[Plotting code records]
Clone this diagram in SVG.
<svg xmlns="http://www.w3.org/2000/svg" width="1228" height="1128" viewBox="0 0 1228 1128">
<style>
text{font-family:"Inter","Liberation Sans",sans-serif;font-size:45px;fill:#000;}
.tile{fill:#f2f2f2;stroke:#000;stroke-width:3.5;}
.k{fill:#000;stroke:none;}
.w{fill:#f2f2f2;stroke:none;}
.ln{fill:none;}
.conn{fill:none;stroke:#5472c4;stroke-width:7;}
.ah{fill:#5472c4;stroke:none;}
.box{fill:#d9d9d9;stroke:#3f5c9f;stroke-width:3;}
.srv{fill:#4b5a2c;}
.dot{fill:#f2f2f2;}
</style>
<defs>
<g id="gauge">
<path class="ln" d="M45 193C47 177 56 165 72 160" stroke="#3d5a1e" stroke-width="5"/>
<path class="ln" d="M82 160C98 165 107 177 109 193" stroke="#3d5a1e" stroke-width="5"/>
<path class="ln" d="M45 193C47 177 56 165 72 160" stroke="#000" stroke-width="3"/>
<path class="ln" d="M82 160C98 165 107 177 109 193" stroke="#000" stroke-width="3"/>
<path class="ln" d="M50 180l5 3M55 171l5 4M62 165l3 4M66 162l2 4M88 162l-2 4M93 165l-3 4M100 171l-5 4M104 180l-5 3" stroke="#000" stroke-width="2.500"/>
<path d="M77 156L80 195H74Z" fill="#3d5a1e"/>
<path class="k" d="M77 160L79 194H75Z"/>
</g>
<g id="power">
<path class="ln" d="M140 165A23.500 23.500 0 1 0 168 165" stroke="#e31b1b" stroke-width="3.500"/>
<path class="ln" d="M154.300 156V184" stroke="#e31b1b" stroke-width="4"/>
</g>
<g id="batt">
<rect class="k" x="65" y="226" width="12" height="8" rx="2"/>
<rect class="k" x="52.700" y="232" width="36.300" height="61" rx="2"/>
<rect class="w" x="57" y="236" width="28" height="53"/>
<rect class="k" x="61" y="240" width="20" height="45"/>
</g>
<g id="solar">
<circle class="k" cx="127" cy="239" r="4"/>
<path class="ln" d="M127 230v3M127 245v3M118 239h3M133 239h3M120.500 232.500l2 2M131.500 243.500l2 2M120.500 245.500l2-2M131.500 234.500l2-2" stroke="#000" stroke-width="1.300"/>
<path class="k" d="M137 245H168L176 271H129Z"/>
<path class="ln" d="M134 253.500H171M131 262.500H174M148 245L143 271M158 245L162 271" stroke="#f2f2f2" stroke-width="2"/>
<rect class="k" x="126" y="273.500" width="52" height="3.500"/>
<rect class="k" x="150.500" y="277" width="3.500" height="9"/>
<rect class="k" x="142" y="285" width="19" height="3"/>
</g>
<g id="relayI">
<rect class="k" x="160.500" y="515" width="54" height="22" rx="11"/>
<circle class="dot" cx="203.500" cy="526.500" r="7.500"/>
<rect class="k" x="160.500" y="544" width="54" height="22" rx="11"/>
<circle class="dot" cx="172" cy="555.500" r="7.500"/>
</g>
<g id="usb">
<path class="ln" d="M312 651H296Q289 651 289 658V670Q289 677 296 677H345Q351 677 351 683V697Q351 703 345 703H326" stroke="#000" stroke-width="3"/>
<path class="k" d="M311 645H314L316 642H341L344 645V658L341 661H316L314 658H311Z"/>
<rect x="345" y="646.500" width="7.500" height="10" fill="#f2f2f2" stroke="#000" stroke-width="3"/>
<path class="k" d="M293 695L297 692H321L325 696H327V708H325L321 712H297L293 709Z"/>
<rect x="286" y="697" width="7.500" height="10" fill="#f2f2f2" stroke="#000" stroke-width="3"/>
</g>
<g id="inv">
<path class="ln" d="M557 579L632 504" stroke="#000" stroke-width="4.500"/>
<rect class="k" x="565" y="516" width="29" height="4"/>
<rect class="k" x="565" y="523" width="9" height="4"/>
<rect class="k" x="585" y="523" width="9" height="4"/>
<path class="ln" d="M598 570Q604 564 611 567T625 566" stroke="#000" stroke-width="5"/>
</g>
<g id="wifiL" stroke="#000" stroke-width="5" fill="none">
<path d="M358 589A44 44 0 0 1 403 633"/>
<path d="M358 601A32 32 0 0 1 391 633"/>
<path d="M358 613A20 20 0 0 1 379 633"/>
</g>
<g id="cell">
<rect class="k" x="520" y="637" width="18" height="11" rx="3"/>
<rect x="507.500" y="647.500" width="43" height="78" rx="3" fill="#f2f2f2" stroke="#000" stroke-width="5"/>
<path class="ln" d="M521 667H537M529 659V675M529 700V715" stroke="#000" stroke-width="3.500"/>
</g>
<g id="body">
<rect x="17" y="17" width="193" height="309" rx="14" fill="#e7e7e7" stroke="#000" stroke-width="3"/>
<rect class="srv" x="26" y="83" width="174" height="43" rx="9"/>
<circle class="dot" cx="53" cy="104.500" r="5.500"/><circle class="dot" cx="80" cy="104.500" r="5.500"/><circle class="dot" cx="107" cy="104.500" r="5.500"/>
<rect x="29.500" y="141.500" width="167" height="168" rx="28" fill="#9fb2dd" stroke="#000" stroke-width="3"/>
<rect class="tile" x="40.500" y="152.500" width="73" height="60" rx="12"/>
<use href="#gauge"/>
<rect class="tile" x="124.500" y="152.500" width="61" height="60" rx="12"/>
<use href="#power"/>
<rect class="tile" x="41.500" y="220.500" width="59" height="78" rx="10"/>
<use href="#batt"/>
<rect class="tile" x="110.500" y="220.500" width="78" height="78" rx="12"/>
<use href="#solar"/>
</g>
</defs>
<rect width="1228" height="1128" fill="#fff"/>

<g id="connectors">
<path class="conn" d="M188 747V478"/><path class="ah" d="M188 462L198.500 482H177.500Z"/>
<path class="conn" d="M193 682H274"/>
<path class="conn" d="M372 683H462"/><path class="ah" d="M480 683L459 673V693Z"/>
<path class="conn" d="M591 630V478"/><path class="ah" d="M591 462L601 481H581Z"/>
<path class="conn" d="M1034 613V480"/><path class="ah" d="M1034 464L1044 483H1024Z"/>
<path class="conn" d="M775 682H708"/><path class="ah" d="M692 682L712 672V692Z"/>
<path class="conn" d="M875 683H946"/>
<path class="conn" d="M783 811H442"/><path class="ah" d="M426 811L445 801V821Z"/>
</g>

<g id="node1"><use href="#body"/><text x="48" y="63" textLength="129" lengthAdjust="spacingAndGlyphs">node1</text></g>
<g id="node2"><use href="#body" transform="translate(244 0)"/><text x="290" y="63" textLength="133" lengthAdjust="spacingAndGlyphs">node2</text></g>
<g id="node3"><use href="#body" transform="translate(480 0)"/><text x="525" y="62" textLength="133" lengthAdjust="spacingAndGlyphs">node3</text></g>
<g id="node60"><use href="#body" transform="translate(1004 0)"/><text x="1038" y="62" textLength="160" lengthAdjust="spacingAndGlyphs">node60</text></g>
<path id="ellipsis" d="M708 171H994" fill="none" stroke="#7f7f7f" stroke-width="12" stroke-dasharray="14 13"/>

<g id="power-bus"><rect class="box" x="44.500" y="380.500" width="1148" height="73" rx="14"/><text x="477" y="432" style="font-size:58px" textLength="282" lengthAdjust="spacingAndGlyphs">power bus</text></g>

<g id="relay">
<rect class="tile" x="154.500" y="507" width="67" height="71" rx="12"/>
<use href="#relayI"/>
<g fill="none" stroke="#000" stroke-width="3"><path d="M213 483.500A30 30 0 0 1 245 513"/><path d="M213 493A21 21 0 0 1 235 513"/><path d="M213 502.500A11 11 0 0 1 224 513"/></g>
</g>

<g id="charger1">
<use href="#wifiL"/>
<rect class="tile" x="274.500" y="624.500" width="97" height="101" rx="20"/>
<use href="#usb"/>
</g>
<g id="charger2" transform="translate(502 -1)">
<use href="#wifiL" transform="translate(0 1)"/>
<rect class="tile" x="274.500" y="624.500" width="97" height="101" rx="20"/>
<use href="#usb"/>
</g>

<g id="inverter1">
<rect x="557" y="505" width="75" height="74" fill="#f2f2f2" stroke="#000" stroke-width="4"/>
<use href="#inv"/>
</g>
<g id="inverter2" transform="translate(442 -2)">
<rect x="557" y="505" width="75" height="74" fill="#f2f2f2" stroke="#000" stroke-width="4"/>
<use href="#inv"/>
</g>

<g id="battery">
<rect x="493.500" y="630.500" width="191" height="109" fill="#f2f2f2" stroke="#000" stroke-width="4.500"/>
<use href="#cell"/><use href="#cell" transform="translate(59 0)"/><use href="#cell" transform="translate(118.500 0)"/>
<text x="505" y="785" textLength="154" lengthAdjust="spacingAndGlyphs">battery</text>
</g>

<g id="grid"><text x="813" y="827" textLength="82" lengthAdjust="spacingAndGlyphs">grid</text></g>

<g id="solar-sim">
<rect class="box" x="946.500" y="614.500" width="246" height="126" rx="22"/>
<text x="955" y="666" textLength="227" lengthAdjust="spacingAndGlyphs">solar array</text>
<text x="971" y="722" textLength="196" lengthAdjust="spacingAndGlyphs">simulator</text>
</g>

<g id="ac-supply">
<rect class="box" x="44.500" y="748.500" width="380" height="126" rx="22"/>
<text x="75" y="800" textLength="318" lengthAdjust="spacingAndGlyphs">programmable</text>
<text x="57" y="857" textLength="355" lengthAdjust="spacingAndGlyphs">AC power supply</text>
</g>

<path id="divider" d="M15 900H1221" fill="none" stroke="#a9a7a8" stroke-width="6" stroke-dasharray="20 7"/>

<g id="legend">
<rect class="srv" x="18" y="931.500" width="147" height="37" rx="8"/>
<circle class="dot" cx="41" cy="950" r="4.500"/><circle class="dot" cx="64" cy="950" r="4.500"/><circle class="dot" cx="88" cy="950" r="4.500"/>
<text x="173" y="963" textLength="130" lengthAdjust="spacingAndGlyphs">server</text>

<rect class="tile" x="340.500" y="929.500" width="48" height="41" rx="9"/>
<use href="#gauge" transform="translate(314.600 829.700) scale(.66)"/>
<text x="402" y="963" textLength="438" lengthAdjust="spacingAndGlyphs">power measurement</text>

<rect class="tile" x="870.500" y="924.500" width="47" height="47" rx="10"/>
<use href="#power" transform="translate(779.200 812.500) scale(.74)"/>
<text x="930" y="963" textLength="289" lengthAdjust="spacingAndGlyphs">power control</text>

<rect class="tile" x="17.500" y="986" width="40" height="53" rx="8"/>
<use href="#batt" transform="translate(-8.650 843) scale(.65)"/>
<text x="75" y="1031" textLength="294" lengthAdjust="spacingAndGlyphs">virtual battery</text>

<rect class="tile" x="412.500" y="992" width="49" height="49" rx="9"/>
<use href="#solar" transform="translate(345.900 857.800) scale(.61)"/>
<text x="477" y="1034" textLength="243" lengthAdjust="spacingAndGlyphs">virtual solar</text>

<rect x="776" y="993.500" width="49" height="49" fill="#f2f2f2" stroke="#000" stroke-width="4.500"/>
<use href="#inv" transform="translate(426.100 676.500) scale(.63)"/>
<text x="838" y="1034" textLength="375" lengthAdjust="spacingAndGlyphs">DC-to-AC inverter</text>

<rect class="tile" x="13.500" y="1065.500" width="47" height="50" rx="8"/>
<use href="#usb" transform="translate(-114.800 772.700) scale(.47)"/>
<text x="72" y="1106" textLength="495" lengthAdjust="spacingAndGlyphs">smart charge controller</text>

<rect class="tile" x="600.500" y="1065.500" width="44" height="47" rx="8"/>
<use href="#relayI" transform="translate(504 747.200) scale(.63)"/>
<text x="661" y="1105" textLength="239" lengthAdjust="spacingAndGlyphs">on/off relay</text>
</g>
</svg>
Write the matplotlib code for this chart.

**AIM OF THE TASK**
Show every line above in which the word "this" occurs.

**THE OUTPUT**
Clone this diagram in SVG.
Write the matplotlib code for this chart.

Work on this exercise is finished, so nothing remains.